Из Большой Березки немцы бежали в соседнее село — Голубовку. Полтора километра мы промчались мигом. Остановил вражеский огонь. Три раза мы ходили в атаку, но всякий раз откатывались назад, так как из Середины-Буды к противнику все время поступало подкрепление. Мы несли потери, но уж слишком велик был наш гнев. И партизаны снова и снова бросались на штурм, а потом, отброшенные, отбивали контратаки эсэсовцев. Бой длился всю ночь. На другой день, когда солнце уже было в зените, я приказал отойти. Хотя враг уже недосчитывал многих своих головорезов, в наших сердцах не было удовлетворения. Напоследок бойцы отряда Боровика отыскали старую оглохшую лошадь, на телегу положили три 152-миллиметровых снаряда со специальными взрывателями, сверху набросали разного барахла. Лошадь вывели на дорогу, и она медленно потянула повозку к Голубовке. Немцы стреляли по ней, но неуязвимая лошадка доплелась до деревни, и только тут ее подстрелили. К повозке тут же ринулись эсэсовцы, принялись рыться в поклаже. Ахнул взрыв. Десятка полтора гитлеровцев разнесло в клочья.
У каждого участника страшной войны осталось много тяжких воспоминаний, которые, как осколок, навсегда впились в сердце. Вот так и у меня. Прошли годы, а я до последней детали вижу картины человеческого горя, а прежде всего ту крохотную изможденную сиротку, что так доверчиво обнимала меня в лесу, и маленькую Наташеньку, нанизанную на кол плетня.

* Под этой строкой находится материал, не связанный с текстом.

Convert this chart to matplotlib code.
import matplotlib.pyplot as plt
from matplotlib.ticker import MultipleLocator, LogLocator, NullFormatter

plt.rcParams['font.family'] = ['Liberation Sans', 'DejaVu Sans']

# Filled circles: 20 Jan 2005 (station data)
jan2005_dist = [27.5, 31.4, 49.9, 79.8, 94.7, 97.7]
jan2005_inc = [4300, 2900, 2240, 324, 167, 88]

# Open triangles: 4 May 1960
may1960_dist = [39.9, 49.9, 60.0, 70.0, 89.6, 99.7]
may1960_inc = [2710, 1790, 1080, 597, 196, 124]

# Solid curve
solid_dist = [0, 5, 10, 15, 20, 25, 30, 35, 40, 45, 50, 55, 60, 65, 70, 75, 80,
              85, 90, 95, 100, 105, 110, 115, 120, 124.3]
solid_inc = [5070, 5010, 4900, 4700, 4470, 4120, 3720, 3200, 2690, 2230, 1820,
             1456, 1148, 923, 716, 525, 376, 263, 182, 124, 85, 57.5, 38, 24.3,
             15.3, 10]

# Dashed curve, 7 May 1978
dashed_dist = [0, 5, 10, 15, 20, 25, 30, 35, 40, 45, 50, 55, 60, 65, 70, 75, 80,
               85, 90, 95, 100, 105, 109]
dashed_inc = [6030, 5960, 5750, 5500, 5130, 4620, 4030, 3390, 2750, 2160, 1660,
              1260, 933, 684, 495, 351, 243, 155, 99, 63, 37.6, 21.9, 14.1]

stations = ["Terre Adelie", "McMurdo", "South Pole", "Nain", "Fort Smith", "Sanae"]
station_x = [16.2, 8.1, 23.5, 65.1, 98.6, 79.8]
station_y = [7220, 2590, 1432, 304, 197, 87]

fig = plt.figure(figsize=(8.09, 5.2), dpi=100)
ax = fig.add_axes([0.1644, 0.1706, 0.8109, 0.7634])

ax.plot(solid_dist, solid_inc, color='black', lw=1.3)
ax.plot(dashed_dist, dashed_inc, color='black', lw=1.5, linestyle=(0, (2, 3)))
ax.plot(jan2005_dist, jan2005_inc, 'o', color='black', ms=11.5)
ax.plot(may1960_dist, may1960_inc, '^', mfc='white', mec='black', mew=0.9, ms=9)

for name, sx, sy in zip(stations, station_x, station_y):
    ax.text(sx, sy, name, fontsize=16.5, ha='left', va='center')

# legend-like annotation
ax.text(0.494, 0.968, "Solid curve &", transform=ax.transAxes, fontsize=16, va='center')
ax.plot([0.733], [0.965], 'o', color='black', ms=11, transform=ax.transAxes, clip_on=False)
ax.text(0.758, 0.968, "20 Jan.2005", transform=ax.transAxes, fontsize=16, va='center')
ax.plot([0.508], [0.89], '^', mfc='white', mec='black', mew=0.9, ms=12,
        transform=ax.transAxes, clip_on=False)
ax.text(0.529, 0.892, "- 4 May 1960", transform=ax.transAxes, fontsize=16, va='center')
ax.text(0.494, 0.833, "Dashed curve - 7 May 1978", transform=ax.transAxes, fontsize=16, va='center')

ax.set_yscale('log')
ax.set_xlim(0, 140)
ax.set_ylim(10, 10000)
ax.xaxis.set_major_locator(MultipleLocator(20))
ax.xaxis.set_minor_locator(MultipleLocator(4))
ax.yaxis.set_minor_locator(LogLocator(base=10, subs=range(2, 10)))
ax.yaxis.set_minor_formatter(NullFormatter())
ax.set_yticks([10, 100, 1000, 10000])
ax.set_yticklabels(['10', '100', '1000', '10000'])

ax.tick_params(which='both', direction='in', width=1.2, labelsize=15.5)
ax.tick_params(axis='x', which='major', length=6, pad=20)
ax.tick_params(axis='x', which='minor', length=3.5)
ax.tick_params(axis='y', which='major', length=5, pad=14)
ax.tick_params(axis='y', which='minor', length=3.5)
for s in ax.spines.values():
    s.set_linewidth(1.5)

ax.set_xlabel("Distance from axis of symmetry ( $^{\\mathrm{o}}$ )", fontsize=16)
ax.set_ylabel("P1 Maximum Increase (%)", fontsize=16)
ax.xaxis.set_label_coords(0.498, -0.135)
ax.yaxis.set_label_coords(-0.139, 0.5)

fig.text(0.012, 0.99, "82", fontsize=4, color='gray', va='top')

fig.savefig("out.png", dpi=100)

Своей неслыханной жестокостью враг стремился запугать народ, поставить его на колени. А добился обратного: пламя ненависти к врагу разгоралось все жарче, и сердца людей полнились решимостью и мужеством.

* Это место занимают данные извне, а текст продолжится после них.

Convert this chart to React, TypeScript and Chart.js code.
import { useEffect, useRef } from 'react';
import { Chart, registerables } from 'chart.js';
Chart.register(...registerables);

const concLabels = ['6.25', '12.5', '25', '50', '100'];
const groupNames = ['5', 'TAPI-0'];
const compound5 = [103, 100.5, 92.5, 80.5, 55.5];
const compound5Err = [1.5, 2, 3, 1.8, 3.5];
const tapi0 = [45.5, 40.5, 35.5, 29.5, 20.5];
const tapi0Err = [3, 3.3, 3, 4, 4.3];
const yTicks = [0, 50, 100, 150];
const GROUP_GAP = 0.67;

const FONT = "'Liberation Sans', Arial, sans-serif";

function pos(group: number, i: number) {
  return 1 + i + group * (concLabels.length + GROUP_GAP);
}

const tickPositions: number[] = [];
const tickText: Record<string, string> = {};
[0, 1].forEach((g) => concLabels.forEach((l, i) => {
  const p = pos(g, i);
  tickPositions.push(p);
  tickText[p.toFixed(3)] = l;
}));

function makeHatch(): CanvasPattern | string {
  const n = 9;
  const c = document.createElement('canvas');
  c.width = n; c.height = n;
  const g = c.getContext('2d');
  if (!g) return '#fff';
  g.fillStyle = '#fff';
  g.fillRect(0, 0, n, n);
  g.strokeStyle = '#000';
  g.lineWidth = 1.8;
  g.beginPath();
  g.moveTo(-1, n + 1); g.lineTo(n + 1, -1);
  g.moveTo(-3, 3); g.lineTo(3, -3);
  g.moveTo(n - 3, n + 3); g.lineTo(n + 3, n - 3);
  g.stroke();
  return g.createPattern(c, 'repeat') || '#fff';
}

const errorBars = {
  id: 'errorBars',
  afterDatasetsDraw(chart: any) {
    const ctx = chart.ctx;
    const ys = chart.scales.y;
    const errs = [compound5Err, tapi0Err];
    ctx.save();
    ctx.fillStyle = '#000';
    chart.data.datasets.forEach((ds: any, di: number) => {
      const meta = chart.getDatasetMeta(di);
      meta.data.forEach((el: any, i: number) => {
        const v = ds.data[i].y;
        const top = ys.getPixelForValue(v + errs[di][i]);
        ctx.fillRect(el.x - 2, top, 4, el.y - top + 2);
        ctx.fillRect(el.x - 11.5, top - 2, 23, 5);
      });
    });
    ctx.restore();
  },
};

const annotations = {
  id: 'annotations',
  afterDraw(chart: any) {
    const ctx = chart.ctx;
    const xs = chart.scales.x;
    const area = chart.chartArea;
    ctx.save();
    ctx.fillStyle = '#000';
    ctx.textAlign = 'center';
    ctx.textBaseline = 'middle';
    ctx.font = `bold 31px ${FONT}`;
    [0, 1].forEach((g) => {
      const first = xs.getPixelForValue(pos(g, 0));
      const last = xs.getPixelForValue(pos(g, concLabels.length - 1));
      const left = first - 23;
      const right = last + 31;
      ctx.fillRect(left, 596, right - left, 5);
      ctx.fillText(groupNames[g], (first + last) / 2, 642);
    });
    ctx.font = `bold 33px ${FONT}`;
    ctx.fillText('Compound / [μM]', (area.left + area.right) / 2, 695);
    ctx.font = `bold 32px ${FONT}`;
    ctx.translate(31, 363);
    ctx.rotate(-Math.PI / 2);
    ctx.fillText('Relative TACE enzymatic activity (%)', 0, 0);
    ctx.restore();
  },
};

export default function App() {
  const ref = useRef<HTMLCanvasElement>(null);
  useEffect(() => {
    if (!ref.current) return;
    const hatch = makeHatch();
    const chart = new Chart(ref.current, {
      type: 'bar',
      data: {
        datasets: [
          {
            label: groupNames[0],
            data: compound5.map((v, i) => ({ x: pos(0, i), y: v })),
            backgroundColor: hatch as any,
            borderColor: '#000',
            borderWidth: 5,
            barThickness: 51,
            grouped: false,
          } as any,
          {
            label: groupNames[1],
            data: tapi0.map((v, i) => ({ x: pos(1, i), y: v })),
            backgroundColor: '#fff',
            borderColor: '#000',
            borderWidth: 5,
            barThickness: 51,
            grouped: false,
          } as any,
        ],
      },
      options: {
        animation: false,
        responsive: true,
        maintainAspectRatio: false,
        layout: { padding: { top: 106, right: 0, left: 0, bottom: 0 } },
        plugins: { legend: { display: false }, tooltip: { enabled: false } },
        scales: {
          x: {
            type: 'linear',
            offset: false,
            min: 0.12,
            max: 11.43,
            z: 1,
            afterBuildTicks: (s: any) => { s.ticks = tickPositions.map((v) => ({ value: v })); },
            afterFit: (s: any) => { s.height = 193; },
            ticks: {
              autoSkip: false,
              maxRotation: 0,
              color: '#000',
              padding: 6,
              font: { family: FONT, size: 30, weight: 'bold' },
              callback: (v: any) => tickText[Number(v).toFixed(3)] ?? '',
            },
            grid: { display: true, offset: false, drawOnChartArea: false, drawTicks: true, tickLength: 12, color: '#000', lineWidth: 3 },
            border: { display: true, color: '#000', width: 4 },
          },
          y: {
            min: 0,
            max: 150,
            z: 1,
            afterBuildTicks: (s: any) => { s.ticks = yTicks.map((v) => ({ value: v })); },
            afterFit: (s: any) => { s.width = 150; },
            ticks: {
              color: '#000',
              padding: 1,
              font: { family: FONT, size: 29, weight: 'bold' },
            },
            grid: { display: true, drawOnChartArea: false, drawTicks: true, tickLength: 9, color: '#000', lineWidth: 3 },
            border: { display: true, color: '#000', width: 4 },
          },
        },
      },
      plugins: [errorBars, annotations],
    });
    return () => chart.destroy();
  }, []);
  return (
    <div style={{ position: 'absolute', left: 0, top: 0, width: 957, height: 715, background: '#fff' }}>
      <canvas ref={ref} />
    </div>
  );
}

20 мая 1942 года к нам перешел Юзеф Майер. Над ним нависла угроза ареста. Но даже не это заставило поторопиться нашего подпольного венгерского друга коммуниста. Он пришел к нам, чтобы предотвратить новое чудовищное злодеяние фашистов. Майеру стало известно, что гитлеровцы собрали трофейные снаряды советского производства, привезли в Германию и начинили отравляющими веществами. Сейчас эти снаряды привезли сюда, чтобы венгры, дислоцирующиеся в Середино-Будском районе, обстреляли ими лесной массив, в котором находятся партизаны. В случае если возникнет конфликт по поводу применения запретного оружия, ставка Гитлера сошлется на то, что это сделали не немцы, а венгры, и применили они трофейное, взятое у русских оружие, даже не подозревая, что снаряды начинены газом.